- MATERIAL SHOWN -
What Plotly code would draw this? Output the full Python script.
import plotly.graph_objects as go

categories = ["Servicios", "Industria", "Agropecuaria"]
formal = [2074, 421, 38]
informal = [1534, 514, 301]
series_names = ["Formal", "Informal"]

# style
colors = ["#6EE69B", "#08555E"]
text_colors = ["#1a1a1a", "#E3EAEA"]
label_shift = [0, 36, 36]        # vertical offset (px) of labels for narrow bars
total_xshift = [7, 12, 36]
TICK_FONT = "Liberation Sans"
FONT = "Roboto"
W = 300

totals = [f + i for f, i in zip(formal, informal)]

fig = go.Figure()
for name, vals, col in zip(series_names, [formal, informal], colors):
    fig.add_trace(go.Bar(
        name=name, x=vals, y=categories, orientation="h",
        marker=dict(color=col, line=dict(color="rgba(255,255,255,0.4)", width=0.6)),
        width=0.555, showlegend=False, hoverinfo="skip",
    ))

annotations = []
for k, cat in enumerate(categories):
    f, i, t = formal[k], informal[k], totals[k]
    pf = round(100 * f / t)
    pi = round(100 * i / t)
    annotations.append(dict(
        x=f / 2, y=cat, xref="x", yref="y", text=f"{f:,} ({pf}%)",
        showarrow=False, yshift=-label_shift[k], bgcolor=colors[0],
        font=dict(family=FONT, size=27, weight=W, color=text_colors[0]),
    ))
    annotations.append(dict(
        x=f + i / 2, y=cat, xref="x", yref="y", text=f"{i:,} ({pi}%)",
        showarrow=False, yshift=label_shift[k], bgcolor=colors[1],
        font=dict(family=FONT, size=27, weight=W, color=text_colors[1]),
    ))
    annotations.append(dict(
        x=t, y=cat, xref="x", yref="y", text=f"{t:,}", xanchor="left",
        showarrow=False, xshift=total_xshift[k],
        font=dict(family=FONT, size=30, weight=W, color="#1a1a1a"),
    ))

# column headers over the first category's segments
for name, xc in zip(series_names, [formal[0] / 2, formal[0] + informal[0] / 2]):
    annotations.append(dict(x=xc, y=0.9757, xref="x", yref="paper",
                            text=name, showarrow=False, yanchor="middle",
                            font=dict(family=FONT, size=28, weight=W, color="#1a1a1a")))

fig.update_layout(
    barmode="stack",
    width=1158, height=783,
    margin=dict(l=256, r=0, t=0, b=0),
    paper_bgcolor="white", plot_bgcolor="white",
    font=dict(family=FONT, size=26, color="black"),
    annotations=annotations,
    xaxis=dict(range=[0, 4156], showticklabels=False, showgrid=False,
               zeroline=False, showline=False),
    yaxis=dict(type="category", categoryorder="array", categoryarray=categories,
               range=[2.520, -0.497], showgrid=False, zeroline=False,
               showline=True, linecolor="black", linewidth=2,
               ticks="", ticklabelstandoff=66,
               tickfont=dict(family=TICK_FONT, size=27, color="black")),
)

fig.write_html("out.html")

---

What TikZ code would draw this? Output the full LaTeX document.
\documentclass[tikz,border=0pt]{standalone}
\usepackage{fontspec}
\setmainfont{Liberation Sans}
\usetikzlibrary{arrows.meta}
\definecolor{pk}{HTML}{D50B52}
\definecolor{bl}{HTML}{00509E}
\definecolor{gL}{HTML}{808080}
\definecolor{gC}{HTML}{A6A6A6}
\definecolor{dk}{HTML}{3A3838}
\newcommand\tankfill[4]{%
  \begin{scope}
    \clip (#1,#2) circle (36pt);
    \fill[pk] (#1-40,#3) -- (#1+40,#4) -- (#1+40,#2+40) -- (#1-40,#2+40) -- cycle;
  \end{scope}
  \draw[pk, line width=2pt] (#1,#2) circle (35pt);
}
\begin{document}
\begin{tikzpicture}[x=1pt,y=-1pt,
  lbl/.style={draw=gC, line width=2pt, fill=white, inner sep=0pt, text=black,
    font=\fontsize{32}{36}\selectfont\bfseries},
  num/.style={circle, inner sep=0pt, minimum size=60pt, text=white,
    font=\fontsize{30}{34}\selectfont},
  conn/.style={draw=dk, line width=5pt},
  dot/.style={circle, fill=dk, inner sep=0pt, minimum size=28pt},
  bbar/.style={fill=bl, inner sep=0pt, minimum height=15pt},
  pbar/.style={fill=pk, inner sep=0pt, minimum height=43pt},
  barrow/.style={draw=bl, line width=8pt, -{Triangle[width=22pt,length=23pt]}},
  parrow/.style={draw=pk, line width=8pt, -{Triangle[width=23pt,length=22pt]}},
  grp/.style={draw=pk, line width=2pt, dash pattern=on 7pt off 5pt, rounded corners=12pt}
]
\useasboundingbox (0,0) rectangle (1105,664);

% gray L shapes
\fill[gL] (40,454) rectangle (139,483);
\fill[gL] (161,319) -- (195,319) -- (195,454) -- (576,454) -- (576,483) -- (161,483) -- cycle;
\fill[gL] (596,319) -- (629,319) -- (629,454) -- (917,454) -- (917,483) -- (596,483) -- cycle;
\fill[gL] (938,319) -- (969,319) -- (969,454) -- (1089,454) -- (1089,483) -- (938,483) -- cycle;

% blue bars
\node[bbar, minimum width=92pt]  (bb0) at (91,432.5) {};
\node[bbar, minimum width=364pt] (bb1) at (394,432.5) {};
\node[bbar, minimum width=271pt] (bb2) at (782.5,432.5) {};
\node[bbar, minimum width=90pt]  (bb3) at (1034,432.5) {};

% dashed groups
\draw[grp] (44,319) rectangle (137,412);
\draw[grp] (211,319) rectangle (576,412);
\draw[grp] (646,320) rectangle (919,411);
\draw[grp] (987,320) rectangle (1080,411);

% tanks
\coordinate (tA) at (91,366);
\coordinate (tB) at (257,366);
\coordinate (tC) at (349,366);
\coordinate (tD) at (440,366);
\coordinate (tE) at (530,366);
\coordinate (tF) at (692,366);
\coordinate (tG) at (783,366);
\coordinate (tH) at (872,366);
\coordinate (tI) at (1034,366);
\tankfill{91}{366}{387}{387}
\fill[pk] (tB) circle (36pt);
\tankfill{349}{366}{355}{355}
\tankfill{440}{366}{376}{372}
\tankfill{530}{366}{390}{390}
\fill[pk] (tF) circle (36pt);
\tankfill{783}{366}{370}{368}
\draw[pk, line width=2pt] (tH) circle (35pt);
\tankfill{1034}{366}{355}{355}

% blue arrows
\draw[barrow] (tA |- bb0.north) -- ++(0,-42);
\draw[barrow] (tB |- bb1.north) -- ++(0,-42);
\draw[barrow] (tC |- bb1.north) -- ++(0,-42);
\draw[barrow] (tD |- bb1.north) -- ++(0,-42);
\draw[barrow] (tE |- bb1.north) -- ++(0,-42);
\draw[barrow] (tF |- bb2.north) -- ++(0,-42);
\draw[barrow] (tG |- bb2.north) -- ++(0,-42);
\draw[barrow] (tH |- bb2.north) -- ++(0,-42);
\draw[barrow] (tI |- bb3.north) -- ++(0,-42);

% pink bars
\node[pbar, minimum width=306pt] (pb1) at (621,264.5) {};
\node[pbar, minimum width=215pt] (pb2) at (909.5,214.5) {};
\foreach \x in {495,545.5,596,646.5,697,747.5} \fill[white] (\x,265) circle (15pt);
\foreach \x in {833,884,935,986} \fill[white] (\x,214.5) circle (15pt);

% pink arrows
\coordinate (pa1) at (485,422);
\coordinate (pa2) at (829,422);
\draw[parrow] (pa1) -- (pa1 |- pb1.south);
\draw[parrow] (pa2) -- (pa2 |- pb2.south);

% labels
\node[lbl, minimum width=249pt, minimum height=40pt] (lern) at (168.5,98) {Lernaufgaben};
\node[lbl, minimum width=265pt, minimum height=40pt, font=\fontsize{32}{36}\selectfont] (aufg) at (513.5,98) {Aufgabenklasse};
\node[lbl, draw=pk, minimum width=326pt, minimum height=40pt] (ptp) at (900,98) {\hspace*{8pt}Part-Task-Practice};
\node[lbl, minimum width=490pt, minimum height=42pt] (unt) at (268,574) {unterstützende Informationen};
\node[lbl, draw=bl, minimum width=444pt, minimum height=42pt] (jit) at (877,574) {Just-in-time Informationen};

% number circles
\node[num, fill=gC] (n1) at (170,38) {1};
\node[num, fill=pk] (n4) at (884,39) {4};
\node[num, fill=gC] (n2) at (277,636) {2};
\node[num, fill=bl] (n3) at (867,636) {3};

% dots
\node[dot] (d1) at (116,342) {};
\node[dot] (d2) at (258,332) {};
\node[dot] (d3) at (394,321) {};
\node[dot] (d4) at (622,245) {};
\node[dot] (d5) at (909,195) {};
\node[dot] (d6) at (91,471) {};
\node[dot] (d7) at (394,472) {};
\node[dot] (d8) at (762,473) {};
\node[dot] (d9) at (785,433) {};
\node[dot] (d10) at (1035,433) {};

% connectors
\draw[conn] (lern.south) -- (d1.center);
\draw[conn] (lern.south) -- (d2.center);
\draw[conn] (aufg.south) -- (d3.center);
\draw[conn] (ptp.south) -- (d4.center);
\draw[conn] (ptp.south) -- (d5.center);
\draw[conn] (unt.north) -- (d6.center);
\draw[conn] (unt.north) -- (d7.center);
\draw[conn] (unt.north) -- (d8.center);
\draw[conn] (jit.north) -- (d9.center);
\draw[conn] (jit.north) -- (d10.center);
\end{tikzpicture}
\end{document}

- AIM -
Extract the lines of the preceding material that run from the line with "What Plotly code" through the line with "totals = [f", inclusive, reproducing them exactly and adding nothing.

- COMPLETE OUTPUT -
What Plotly code would draw this? Output the full Python script.
import plotly.graph_objects as go

categories = ["Servicios", "Industria", "Agropecuaria"]
formal = [2074, 421, 38]
informal = [1534, 514, 301]
series_names = ["Formal", "Informal"]

# style
colors = ["#6EE69B", "#08555E"]
text_colors = ["#1a1a1a", "#E3EAEA"]
label_shift = [0, 36, 36]        # vertical offset (px) of labels for narrow bars
total_xshift = [7, 12, 36]
TICK_FONT = "Liberation Sans"
FONT = "Roboto"
W = 300

totals = [f + i for f, i in zip(formal, informal)]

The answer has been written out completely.